Inpatient treatment centers provide Demerol patients with the best degree of monitoring and care. These treatments typically last 30 to 90 days, although certain centers may expand the time of the stay if necessary. Patients who reside at the facility are subjected to rules and regulations like:

  • Curfew
  • Attendance at 12-step meetings
  • Dress code
  • Specified visitation hours
  • Drug screenings
  • Diet restrictions

These stringent rules are in place to guarantee the safety and sobriety of each resident. Inpatient recovery usually includes attending individual and group therapy sessions and addiction support groups. These sessions encourage Demerol patients to speak up about their problem and learn ways to manage their desire to consume drugs. Such recovery services often include in-house clinical therapy to assist people with co-occurring mental health conditions.

Various treatment types can be used to combat Demerol abuse, including cognitive behavioral therapy, biofeedback, and motivational enhancement therapy, which are usually provided at inpatient treatment centers.

Ongoing Treatment and Relapse Prevention Strategies

Outpatient recovery services provide much of the same benefits as inpatient care but with greater flexibility for patients. Demerol patients can remain in their own homes or a sober house through outpatient treatment. This helps people to continue working or taking care of their responsibilities and obligations when undergoing therapy.

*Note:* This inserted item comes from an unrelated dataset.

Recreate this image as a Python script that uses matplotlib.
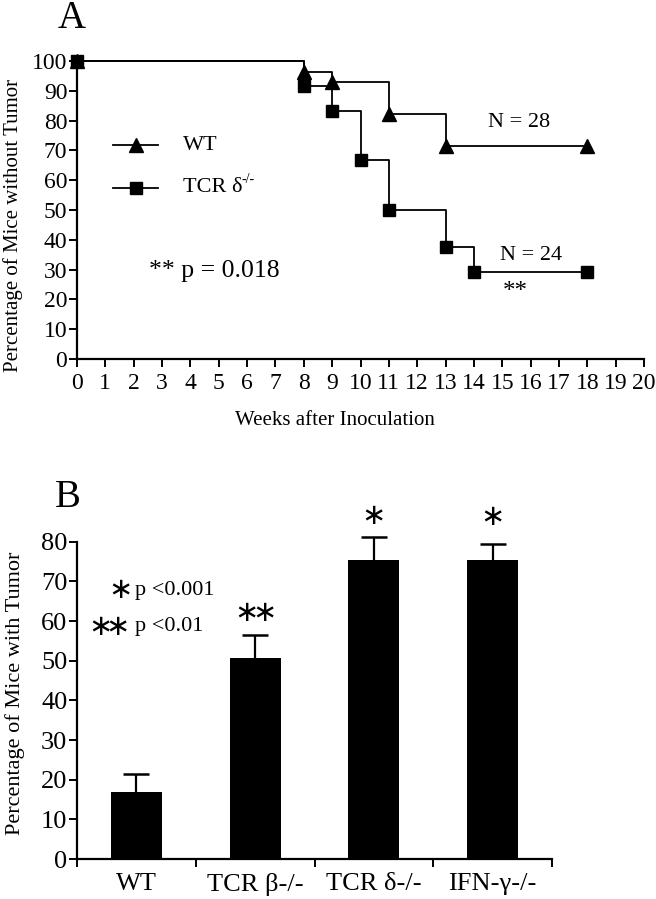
import numpy as np
import matplotlib
matplotlib.use("Agg")
from matplotlib import pyplot as plt

plt.rcParams['font.family'] = ['Liberation Serif', 'DejaVu Serif']

# panel A: tumor-free survival (%)
weeks_wt = [0, 8, 9, 11, 13, 18]
surv_wt = [100, 96.4, 92.9, 82.1, 71.4, 71.4]
weeks_tcr = [0, 8, 9, 10, 11, 13, 14, 18]
surv_tcr = [100, 91.7, 83.3, 66.7, 50.0, 37.5, 29.2, 29.2]

# panel B: percentage with tumor
groups = ['WT', 'TCR β-/-', 'TCR δ-/-', 'IFN-γ-/-']
tumor_pct = [17.0, 50.6, 75.5, 75.5]
tumor_err = [4.4, 5.9, 5.8, 3.8]
n_stars = [0, 2, 1, 1]
star_y = [0, 62.0, 86.6, 86.3]

W, H = 656, 899
fig = plt.figure(figsize=(W / 100, H / 100), dpi=100)

def ax_rect(l, t, r, b):
    return [l / W, 1 - b / H, (r - l) / W, (b - t) / H]

def star(axis, xx, yy):
    axis.text(xx, yy, '∗', fontsize=21, ha='center', va='center',
              family='DejaVu Sans', clip_on=False)

# ---------- A ----------
ax = fig.add_axes(ax_rect(77, 61, 644, 359))
ax.plot(weeks_wt, surv_wt, color='black', lw=1.3, drawstyle='steps-post', clip_on=False)
ax.plot(weeks_wt, surv_wt, ls='none', marker='^', ms=10, color='black', clip_on=False, zorder=3)
ax.plot(weeks_tcr, surv_tcr, color='black', lw=1.3, drawstyle='steps-post', clip_on=False)
ax.plot(weeks_tcr, surv_tcr, ls='none', marker='s', ms=9, color='black', clip_on=False, zorder=4)

ax.set_xlim(0, 20)
ax.set_ylim(0, 100)
ax.set_xticks(range(0, 21))
ax.set_yticks(range(0, 101, 10))
for s in ['top', 'right']:
    ax.spines[s].set_visible(False)
for s in ['left', 'bottom']:
    ax.spines[s].set_linewidth(1.6)
ax.tick_params(direction='out', length=6, width=1.4, labelsize=17, pad=1)
ax.tick_params(axis='x', pad=4)

# legend
lx = [1.27, 2.86]
for yy, mk, ms in [(71.8, '^', 10), (57.4, 's', 9)]:
    ax.plot(lx, [yy, yy], color='black', lw=1.3)
    ax.plot([np.mean(lx)], [yy], marker=mk, ms=ms, color='black')
ax.text(3.73, 71.8, 'WT', fontsize=16, va='center', ha='left')
ax.text(3.73, 57.4, 'TCR δ', fontsize=16, va='center', ha='left')
ax.text(5.8, 60.2, '-/-', fontsize=10, va='center', ha='left')

ax.text(2.55, 29.5, '** p = 0.018', fontsize=18.5, va='center', ha='left')
ax.text(15.6, 79.5, 'N = 28', fontsize=16, va='center', ha='center')
ax.text(16.0, 34.8, 'N = 24', fontsize=16, va='center', ha='center')
ax.text(15.45, 22.5, '**', fontsize=18, va='center', ha='center')

fig.text(72 / W, 1 - 18 / H, 'A', fontsize=28, ha='center', va='center')
fig.text(335 / W, 1 - 420 / H, 'Weeks after Inoculation', fontsize=15, ha='center', va='center')
fig.text(13 / W, 1 - 225 / H, 'Percentage of Mice without Tumor', fontsize=15,
         ha='center', va='center', rotation=90)

# ---------- B ----------
bx = fig.add_axes(ax_rect(77, 541.7, 552, 859))
x = np.arange(len(groups))
bx.bar(x, tumor_pct, width=0.43, color='black', linewidth=0, zorder=2)
tops = np.array(tumor_pct) + np.array(tumor_err)
bx.vlines(x, tumor_pct, tops, color='black', lw=1.6, clip_on=False, zorder=3)
bx.hlines(tops, x - 0.11, x + 0.11, color='black', lw=1.8, clip_on=False, zorder=3)
for xi, sy, n in zip(x, star_y, n_stars):
    for k in range(n):
        star(bx, xi + (k - (n - 1) / 2) * 0.15, sy)

bx.set_xlim(-0.5, len(groups) - 0.5)
bx.set_ylim(0, 80)
bx.set_yticks(range(0, 81, 10))
bx.set_xticks(x)
bx.set_xticklabels(groups)
bx.set_xticks(np.arange(-0.5, len(groups)), minor=True)
bx.tick_params(axis='x', which='major', length=0, labelsize=19, pad=10)
bx.tick_params(axis='x', which='minor', direction='out', length=6, width=1.4)
bx.tick_params(axis='y', direction='out', length=6, width=1.4, labelsize=19, pad=1)
for s in ['top', 'right']:
    bx.spines[s].set_visible(False)
for s in ['left', 'bottom']:
    bx.spines[s].set_linewidth(1.6)

star(bx, -0.13, 67.8)
bx.text(-0.013, 67.8, 'p <0.001', fontsize=16, ha='left', va='center')
star(bx, -0.30, 58.5)
star(bx, -0.155, 58.5)
bx.text(-0.013, 58.5, 'p <0.01', fontsize=16, ha='left', va='center')

fig.text(68 / W, 1 - 497 / H, 'B', fontsize=28, ha='center', va='center')
fig.text(15 / W, 1 - 693 / H, 'Percentage of Mice with Tumor', fontsize=16,
         ha='center', va='center', rotation=90)

fig.savefig('out.png', dpi=100)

Although outpatient care’s versatility is sufficient for people with minor addictions, Demerol patients with a lengthy or serious history of abuse may require inpatient treatment instead. Outpatient services also act as a successful ongoing recovery choice for patients who have already finished an inpatient procedure and wish to continue on with their rehabilitation.

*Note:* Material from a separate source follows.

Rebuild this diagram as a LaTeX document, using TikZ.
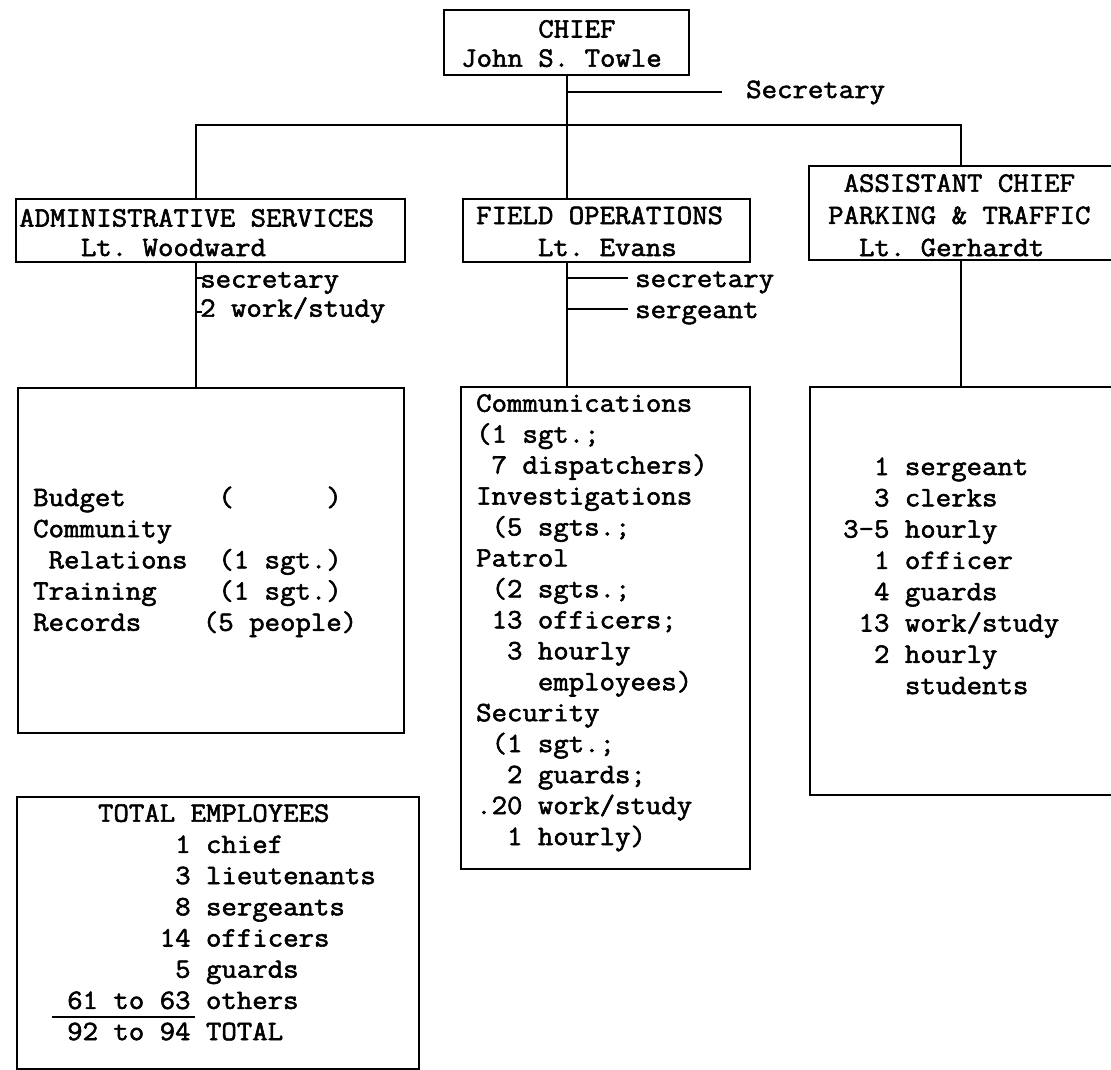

Post-rehab is usually complicated during the first few weeks; when patients move back to their everyday lives. Chances of relapse tend to be high during this period. Hence having a support group and an active recovery strategy can be essential for sobriety.

Continued counseling and 12-step programs, such as Alcoholics Anonymous (AA) and Narcotics Anonymous (NA), will establish a healthy support system for recovering patients. 12-step programs help connect recovering patients with one another and provide a safe, judgment-free space to continue their journey to recovery.

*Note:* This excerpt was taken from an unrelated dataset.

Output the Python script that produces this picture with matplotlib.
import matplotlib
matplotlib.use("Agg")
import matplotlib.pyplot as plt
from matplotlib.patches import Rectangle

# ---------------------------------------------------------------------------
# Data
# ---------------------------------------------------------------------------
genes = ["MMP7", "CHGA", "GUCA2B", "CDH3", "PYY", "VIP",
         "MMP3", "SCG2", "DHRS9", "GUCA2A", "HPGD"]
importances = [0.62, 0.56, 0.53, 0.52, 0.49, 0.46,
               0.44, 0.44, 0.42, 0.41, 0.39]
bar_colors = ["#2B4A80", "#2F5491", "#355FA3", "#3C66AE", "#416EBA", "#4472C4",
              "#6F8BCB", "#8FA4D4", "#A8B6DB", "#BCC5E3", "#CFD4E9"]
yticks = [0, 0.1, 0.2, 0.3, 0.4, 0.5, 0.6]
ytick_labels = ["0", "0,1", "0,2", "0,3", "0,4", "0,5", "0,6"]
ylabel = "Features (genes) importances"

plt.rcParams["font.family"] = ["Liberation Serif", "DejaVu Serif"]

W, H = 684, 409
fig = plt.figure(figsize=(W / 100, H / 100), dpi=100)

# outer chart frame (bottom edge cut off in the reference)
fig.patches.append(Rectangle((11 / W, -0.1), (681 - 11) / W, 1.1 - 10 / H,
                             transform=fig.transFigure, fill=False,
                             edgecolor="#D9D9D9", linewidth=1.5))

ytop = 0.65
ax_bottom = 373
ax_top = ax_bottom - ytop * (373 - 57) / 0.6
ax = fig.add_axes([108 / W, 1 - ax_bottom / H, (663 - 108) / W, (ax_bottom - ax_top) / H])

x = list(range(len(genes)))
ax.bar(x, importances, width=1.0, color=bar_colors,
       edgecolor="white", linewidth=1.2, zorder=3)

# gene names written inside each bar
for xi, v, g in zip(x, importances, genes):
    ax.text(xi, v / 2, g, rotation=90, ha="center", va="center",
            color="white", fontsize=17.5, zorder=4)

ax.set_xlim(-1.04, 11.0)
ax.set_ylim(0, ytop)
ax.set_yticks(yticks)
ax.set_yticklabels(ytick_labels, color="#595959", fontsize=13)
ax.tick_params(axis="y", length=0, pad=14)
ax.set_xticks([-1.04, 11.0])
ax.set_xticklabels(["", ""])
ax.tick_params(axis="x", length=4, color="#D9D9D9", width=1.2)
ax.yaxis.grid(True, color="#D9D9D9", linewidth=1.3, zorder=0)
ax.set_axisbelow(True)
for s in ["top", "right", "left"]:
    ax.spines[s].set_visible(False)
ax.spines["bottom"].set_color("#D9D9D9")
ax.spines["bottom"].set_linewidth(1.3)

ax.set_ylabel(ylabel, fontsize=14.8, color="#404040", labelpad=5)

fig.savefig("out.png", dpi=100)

Relapse Prevention Strategy

Addiction is a life long battle, and relapse can be inevitable. Here are a few strategies to help avoid relapses and prolong one’s sobriety.

Finding alternative pain-relieving methods

Seeking drug-free alternatives to relieve pain may minimize your desire to use it again. Use heat treatment, ice packs, massage therapy, or acupuncture as other options.

Getting your endorphins flowing

Endorphins are the normal pain and stress relievers in our body. Increasing the number of endorphins that the body generates is another way of reducing discomfort. Exercising and fun physical activities are commonly recognized to improve endorphins.

Clearing your mind

Meditation can be very helpful in alleviating discomfort and improving emotional wellbeing and clarity. Meditation has also been found to improve cognitive performance, immune system, while also significantly reducing tension and stress. Having the opportunity to think logically and de-stress would be extremely beneficial when dealing with rehabilitation triggers.